Task objective >>
From the listing that follows, reproduce only the lines from the one holding "Convert this diagram to TikZ code." through the one holding "(incart) at (343,336)", both included, with no pictures.

[Records excerpted from a collection]
----------------

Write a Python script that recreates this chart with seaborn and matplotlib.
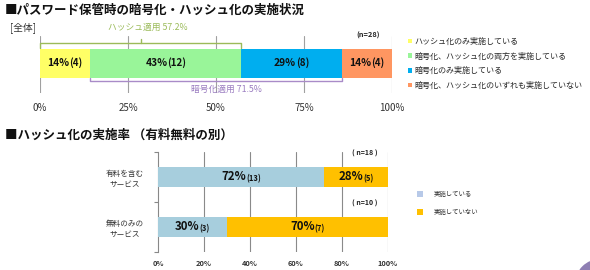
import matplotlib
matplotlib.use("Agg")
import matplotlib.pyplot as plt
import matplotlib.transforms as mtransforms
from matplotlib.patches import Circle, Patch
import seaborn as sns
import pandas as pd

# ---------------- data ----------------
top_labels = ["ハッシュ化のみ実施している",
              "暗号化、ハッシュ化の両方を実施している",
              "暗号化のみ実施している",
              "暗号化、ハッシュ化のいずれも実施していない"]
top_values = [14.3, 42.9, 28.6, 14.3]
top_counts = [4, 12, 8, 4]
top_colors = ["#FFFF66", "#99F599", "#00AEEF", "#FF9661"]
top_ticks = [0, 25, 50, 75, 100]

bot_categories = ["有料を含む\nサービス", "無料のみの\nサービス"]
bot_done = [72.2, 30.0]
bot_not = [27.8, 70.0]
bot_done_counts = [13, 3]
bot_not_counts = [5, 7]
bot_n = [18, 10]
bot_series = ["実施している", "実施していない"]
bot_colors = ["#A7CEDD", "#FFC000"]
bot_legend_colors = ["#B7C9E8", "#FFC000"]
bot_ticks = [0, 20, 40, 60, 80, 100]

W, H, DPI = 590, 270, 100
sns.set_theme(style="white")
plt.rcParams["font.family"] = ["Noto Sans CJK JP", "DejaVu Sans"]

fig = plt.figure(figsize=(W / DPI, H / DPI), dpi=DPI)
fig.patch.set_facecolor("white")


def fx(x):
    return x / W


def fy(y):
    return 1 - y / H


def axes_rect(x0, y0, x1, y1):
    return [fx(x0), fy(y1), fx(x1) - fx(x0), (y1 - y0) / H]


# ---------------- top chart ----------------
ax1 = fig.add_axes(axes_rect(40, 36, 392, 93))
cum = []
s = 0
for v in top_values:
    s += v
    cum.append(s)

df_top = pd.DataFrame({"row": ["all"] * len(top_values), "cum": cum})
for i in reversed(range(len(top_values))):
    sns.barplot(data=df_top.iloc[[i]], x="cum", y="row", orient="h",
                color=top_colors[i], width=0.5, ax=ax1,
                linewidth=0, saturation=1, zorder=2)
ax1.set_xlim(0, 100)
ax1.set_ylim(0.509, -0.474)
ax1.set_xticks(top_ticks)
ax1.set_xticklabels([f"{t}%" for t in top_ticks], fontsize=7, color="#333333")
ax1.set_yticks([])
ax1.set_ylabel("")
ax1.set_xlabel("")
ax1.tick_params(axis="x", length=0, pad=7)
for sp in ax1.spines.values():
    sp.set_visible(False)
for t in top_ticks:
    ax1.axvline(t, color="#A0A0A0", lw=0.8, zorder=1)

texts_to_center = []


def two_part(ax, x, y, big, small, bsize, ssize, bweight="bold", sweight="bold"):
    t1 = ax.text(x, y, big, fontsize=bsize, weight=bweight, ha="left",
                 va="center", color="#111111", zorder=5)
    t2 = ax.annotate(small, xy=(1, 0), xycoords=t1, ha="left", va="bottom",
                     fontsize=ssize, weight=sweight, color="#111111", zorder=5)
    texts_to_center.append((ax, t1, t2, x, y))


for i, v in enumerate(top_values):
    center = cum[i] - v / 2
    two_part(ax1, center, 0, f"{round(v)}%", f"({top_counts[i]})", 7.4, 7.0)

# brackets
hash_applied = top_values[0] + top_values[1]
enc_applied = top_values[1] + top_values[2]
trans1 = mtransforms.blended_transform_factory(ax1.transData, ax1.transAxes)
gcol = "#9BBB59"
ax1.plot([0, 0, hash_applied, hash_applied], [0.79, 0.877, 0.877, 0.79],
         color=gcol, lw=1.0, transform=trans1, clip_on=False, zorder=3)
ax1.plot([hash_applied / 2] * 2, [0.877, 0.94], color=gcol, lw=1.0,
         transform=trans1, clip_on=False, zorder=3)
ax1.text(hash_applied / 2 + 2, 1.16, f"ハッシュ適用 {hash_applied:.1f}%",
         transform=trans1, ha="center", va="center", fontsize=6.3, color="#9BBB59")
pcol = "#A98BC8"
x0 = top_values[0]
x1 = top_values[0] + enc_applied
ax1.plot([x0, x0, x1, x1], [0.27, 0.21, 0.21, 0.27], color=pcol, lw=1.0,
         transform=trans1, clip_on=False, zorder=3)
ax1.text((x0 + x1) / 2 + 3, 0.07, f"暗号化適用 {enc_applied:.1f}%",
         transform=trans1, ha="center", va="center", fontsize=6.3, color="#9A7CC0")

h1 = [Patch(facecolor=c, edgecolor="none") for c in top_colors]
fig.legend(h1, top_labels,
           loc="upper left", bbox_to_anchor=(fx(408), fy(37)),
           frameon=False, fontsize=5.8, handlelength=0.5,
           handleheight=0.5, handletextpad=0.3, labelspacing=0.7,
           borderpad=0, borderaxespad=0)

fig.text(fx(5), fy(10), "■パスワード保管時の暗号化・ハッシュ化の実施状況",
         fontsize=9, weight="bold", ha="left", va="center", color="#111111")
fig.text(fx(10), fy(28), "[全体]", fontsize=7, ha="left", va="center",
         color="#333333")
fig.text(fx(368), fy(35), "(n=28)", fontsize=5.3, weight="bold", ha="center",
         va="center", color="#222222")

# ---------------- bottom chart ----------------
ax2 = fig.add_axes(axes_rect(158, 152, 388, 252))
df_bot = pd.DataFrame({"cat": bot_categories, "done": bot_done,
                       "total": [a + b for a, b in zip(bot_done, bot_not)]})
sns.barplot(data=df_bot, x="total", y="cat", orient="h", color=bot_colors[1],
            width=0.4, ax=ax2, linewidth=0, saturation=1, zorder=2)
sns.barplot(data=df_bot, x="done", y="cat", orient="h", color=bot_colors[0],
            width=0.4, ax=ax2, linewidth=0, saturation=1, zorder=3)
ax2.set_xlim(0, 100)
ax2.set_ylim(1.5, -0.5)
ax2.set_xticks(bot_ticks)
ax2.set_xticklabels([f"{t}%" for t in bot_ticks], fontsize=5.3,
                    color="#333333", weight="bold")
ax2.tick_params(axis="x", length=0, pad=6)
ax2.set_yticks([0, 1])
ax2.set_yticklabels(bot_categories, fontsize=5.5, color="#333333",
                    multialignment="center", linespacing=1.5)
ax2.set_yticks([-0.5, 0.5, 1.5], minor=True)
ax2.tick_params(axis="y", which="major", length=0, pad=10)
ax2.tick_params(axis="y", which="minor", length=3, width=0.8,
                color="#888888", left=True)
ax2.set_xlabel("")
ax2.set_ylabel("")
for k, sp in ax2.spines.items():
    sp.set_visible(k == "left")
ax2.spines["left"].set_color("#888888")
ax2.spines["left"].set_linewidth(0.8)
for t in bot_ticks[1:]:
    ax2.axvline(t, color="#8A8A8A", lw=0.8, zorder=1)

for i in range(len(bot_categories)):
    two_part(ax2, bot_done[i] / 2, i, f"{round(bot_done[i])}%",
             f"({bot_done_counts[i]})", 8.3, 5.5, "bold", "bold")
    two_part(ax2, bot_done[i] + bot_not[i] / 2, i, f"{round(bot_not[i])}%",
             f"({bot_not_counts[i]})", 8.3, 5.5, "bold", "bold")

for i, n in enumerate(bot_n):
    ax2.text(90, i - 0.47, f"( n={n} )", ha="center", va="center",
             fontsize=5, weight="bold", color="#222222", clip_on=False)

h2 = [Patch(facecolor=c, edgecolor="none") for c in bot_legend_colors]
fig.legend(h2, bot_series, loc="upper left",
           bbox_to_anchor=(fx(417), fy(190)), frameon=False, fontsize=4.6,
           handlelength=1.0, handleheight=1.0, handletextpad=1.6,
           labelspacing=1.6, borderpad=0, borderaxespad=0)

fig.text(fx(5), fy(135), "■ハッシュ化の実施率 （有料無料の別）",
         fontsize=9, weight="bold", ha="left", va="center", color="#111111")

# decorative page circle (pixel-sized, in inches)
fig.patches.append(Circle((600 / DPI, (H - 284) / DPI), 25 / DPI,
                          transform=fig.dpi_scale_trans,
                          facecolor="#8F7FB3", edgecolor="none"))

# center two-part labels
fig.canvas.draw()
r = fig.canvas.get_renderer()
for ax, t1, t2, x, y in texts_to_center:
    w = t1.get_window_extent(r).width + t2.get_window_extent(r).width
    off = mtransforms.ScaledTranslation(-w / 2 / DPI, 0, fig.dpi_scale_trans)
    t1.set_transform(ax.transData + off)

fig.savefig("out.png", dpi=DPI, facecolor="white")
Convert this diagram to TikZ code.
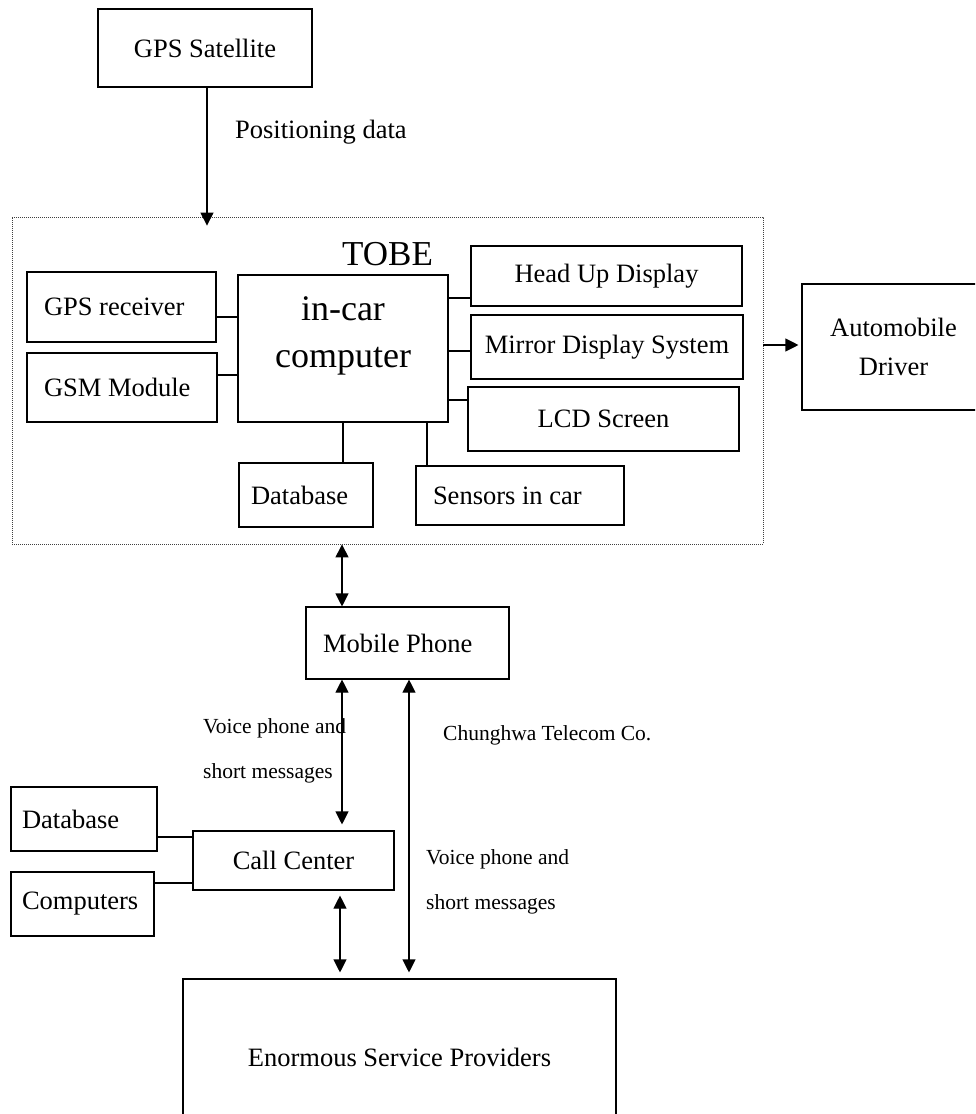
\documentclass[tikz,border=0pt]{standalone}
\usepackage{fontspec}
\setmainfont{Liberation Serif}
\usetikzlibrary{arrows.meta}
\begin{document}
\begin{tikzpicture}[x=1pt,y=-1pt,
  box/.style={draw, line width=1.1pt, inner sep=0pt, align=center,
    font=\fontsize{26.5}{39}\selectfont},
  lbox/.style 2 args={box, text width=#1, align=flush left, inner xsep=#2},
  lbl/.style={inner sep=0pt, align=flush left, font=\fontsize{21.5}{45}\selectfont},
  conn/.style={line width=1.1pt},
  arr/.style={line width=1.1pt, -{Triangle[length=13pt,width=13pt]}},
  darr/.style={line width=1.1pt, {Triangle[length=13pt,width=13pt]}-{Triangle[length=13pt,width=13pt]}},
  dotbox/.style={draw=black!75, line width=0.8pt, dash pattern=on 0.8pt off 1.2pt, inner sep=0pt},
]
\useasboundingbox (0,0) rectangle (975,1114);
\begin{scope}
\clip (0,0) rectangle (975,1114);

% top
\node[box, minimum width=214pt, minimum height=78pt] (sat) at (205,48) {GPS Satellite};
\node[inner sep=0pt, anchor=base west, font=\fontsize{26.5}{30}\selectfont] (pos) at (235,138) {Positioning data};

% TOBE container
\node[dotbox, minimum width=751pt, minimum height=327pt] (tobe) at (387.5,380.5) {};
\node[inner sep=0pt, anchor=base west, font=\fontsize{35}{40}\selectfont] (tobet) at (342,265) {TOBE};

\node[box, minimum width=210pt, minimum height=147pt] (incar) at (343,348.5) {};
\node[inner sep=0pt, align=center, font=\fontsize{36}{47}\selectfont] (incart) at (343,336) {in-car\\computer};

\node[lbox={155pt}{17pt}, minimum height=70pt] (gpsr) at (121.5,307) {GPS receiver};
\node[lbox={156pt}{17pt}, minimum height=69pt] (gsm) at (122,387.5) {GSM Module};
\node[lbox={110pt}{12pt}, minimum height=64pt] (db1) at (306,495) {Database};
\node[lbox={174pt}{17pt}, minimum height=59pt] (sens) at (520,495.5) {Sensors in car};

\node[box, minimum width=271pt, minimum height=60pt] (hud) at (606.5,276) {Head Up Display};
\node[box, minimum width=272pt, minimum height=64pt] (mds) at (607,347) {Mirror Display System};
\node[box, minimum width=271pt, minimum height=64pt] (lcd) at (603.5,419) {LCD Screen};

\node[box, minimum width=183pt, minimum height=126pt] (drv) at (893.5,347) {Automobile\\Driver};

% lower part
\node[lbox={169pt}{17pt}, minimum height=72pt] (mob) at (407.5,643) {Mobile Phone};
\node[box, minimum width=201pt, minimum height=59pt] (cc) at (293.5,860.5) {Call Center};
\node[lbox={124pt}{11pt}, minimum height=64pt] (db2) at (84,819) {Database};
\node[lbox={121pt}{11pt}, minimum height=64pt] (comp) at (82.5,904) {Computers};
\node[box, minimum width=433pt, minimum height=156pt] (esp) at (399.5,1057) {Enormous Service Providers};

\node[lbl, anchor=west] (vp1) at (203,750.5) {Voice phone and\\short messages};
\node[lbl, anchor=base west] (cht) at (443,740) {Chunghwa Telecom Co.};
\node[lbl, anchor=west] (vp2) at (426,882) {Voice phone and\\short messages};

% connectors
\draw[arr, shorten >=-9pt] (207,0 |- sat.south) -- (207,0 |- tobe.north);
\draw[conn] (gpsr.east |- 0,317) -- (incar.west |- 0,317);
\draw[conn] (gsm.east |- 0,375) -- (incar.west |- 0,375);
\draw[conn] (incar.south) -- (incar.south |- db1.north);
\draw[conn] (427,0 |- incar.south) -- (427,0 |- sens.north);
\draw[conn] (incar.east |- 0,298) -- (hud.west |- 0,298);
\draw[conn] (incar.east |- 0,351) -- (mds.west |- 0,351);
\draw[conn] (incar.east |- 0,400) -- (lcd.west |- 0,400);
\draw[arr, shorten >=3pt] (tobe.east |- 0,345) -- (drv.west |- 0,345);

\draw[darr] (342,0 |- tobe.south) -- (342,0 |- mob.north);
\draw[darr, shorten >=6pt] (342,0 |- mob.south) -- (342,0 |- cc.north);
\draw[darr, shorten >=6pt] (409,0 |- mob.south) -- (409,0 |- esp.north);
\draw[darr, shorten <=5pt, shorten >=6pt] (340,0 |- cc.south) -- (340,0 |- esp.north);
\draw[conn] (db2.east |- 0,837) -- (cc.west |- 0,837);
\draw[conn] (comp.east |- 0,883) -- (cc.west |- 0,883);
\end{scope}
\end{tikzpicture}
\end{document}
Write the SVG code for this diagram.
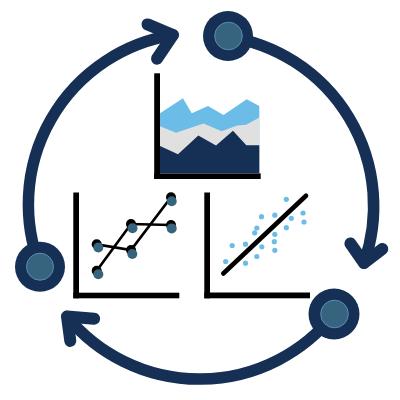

----------------

Response to the task >>
Convert this diagram to TikZ code.
\documentclass[tikz,border=0pt]{standalone}
\usepackage{fontspec}
\setmainfont{Liberation Serif}
\usetikzlibrary{arrows.meta}
\begin{document}
\begin{tikzpicture}[x=1pt,y=-1pt,
  box/.style={draw, line width=1.1pt, inner sep=0pt, align=center,
    font=\fontsize{26.5}{39}\selectfont},
  lbox/.style 2 args={box, text width=#1, align=flush left, inner xsep=#2},
  lbl/.style={inner sep=0pt, align=flush left, font=\fontsize{21.5}{45}\selectfont},
  conn/.style={line width=1.1pt},
  arr/.style={line width=1.1pt, -{Triangle[length=13pt,width=13pt]}},
  darr/.style={line width=1.1pt, {Triangle[length=13pt,width=13pt]}-{Triangle[length=13pt,width=13pt]}},
  dotbox/.style={draw=black!75, line width=0.8pt, dash pattern=on 0.8pt off 1.2pt, inner sep=0pt},
]
\useasboundingbox (0,0) rectangle (975,1114);
\begin{scope}
\clip (0,0) rectangle (975,1114);

% top
\node[box, minimum width=214pt, minimum height=78pt] (sat) at (205,48) {GPS Satellite};
\node[inner sep=0pt, anchor=base west, font=\fontsize{26.5}{30}\selectfont] (pos) at (235,138) {Positioning data};

% TOBE container
\node[dotbox, minimum width=751pt, minimum height=327pt] (tobe) at (387.5,380.5) {};
\node[inner sep=0pt, anchor=base west, font=\fontsize{35}{40}\selectfont] (tobet) at (342,265) {TOBE};

\node[box, minimum width=210pt, minimum height=147pt] (incar) at (343,348.5) {};
\node[inner sep=0pt, align=center, font=\fontsize{36}{47}\selectfont] (incart) at (343,336) {in-car\\computer};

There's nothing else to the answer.